Without the pictures, extract every line from the start of the material to the line containing "var myChart = echarts.init(document.getElementById('main'));", both ends included.

Entries from a dataset
-- Start --
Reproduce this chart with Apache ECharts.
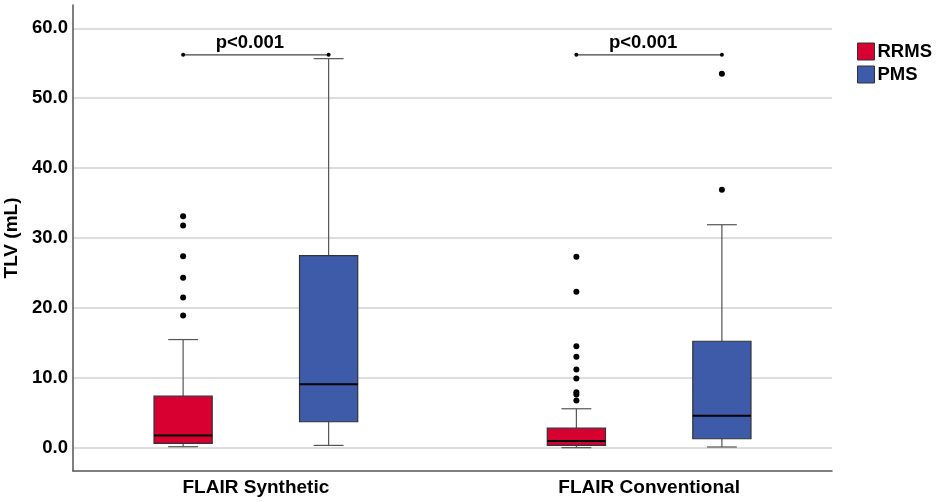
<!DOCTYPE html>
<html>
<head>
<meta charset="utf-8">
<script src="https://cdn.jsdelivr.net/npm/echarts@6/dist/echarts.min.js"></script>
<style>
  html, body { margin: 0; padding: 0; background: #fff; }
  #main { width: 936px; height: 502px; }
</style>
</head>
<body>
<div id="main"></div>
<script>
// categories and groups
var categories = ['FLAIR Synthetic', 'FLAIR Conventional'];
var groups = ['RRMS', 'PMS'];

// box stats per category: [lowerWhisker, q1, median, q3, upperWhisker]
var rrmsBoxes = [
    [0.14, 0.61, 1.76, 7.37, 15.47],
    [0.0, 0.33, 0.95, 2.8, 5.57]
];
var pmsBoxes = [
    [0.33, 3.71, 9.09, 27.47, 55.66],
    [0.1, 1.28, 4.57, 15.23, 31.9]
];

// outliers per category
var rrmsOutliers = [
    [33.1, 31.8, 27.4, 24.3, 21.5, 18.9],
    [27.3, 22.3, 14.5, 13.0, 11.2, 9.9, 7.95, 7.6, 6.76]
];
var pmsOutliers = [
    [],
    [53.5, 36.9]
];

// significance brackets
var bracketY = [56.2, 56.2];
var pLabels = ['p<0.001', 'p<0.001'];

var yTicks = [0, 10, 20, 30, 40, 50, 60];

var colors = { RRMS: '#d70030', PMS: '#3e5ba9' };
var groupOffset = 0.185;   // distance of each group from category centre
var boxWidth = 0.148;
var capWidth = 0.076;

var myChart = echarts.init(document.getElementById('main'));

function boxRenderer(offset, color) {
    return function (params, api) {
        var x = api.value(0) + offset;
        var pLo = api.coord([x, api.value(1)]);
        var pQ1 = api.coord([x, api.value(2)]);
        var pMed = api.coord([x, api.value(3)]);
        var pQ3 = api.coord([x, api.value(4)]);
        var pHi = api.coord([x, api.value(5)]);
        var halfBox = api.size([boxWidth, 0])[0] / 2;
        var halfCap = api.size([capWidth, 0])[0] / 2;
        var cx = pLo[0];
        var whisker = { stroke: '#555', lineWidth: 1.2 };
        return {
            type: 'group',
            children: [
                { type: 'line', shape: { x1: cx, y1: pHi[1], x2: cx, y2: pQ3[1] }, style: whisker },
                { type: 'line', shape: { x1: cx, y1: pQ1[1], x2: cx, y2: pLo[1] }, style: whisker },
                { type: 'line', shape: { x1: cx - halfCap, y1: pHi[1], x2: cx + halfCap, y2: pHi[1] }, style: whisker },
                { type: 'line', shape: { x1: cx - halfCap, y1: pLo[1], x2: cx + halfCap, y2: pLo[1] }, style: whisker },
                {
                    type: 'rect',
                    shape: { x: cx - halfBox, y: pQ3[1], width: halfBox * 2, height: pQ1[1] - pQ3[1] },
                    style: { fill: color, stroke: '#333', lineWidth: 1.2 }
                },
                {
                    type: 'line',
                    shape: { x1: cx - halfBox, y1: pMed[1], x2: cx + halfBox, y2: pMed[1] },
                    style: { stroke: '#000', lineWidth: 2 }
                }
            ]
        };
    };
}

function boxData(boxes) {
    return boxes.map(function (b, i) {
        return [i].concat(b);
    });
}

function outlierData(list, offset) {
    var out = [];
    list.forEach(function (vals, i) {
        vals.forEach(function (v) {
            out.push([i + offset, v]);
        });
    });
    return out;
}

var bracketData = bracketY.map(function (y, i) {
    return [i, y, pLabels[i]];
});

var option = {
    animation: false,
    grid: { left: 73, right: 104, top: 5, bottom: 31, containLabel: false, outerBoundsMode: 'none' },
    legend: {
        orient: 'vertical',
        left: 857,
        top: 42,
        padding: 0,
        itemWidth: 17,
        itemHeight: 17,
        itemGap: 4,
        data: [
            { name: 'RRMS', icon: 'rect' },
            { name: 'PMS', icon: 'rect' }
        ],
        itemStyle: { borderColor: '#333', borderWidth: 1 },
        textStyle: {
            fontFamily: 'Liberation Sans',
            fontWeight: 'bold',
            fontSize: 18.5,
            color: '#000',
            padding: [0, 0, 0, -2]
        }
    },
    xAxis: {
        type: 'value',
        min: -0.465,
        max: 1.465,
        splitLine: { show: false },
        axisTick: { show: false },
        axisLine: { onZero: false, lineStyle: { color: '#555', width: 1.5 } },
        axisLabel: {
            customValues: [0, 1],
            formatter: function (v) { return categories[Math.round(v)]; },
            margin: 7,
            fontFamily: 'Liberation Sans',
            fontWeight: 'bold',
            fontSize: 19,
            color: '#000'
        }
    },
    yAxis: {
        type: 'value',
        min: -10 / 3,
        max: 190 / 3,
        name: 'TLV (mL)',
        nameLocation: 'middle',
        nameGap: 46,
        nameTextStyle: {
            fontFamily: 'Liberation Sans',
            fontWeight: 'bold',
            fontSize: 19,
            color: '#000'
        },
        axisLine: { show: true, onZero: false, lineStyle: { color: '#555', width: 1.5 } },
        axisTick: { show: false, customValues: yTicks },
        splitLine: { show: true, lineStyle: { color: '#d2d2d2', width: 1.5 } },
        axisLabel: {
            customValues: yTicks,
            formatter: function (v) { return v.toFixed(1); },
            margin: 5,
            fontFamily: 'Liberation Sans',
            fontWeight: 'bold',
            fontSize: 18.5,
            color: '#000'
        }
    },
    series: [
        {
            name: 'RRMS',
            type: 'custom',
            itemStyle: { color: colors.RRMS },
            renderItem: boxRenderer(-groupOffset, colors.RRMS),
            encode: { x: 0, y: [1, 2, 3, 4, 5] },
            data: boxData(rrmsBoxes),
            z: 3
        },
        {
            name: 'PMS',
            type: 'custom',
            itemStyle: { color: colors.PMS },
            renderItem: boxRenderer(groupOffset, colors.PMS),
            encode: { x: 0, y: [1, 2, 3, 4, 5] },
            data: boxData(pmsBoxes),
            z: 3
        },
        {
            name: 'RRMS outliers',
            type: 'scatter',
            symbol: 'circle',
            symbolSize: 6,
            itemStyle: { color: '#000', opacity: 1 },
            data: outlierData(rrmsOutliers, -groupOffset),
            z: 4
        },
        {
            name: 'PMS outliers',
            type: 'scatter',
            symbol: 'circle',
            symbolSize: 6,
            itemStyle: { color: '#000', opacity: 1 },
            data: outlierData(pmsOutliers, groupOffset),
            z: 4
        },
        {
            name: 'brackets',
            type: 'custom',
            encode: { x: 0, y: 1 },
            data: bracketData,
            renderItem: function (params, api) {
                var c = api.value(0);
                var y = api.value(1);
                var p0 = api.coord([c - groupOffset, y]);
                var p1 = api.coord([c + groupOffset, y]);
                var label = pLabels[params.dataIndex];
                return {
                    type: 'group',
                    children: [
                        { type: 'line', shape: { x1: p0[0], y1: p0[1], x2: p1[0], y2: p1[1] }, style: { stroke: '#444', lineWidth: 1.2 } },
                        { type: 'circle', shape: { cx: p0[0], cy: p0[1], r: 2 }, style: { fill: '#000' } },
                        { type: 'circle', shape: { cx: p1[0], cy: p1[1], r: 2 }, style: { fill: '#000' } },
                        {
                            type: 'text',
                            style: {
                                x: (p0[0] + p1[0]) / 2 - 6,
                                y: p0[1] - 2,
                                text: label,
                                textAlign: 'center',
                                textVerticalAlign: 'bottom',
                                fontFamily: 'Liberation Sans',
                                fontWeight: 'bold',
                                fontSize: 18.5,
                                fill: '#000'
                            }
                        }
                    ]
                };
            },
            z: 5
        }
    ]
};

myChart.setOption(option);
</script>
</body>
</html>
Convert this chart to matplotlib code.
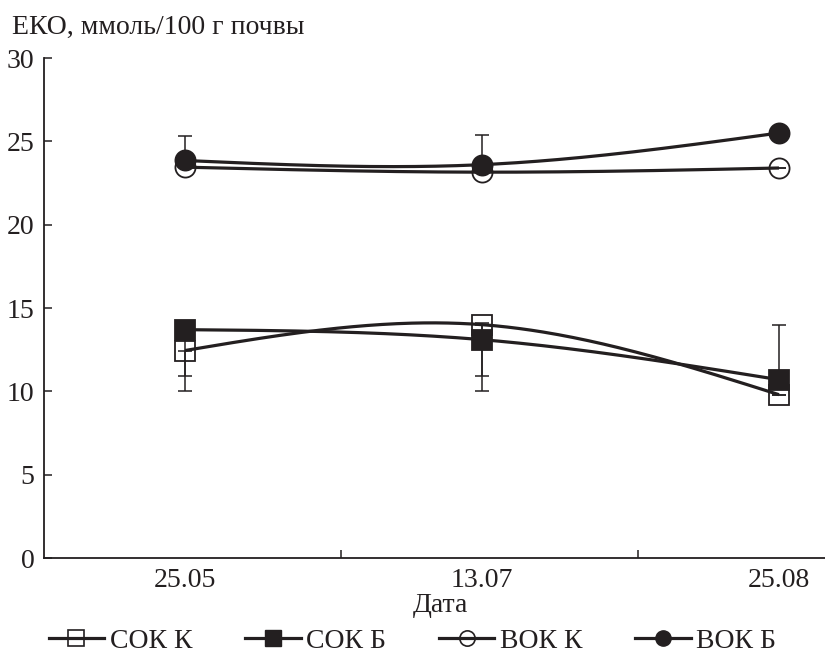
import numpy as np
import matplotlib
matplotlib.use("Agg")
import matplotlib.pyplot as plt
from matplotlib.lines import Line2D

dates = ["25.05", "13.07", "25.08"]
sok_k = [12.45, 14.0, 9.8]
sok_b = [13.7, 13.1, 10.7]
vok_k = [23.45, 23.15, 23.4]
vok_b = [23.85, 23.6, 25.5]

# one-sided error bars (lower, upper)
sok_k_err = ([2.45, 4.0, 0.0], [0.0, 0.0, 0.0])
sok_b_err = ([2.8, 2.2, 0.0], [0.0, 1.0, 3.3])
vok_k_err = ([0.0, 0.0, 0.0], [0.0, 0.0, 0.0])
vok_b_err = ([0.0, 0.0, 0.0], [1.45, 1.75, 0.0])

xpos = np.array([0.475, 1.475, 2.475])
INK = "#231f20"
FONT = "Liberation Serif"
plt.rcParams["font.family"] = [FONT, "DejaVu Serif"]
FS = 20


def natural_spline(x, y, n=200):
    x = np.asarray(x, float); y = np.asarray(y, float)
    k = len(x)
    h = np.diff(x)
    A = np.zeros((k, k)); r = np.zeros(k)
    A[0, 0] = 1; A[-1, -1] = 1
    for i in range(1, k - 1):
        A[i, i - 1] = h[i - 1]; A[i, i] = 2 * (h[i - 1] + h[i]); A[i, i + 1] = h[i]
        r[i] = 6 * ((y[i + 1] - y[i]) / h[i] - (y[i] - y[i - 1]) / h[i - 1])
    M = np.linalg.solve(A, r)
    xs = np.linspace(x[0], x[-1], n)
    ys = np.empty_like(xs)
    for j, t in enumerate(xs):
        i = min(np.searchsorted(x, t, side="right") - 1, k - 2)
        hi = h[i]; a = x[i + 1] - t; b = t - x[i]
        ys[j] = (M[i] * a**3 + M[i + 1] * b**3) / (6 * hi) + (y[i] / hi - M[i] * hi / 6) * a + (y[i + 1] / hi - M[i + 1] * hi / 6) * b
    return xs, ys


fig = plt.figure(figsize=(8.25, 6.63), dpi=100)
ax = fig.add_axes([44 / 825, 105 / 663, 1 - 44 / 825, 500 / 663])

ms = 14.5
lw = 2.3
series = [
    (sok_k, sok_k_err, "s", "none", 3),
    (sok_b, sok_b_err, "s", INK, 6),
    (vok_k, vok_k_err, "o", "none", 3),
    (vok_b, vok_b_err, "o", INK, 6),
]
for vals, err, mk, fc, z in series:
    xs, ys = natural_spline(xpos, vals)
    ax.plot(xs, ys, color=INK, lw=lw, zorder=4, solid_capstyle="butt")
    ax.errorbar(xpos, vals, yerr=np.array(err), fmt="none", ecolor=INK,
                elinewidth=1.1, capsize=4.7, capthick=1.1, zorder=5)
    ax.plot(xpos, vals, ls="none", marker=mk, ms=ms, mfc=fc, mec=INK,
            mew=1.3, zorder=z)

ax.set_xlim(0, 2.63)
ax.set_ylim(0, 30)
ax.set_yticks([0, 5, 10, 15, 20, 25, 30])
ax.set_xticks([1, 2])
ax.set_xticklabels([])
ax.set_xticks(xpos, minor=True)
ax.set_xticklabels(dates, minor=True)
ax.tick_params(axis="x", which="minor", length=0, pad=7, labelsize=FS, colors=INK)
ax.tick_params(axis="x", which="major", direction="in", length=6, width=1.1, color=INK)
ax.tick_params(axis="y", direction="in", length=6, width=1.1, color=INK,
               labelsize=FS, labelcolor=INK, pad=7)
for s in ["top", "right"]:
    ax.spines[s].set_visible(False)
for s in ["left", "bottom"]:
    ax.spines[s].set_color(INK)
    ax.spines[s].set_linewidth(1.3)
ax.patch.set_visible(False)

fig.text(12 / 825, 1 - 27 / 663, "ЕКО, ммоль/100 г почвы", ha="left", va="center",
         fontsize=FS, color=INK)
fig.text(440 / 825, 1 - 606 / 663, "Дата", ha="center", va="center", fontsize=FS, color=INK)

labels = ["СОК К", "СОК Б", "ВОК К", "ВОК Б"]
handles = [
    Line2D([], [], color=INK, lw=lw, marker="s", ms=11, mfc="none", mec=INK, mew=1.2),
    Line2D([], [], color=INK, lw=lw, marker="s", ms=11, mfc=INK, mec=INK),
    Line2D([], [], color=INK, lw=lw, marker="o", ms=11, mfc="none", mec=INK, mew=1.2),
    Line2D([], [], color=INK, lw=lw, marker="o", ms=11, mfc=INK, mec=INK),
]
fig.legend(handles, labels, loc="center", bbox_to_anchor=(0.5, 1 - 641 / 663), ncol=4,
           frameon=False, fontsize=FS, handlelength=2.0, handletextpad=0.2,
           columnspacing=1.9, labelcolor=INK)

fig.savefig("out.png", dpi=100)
-- End --
The completed task →
Reproduce this chart with Apache ECharts.
<!DOCTYPE html>
<html>
<head>
<meta charset="utf-8">
<script src="https://cdn.jsdelivr.net/npm/echarts@6/dist/echarts.min.js"></script>
<style>
  html, body { margin: 0; padding: 0; background: #fff; }
  #main { width: 936px; height: 502px; }
</style>
</head>
<body>
<div id="main"></div>
<script>
// categories and groups
var categories = ['FLAIR Synthetic', 'FLAIR Conventional'];
var groups = ['RRMS', 'PMS'];

// box stats per category: [lowerWhisker, q1, median, q3, upperWhisker]
var rrmsBoxes = [
    [0.14, 0.61, 1.76, 7.37, 15.47],
    [0.0, 0.33, 0.95, 2.8, 5.57]
];
var pmsBoxes = [
    [0.33, 3.71, 9.09, 27.47, 55.66],
    [0.1, 1.28, 4.57, 15.23, 31.9]
];

// outliers per category
var rrmsOutliers = [
    [33.1, 31.8, 27.4, 24.3, 21.5, 18.9],
    [27.3, 22.3, 14.5, 13.0, 11.2, 9.9, 7.95, 7.6, 6.76]
];
var pmsOutliers = [
    [],
    [53.5, 36.9]
];

// significance brackets
var bracketY = [56.2, 56.2];
var pLabels = ['p<0.001', 'p<0.001'];

var yTicks = [0, 10, 20, 30, 40, 50, 60];

var colors = { RRMS: '#d70030', PMS: '#3e5ba9' };
var groupOffset = 0.185;   // distance of each group from category centre
var boxWidth = 0.148;
var capWidth = 0.076;

var myChart = echarts.init(document.getElementById('main'));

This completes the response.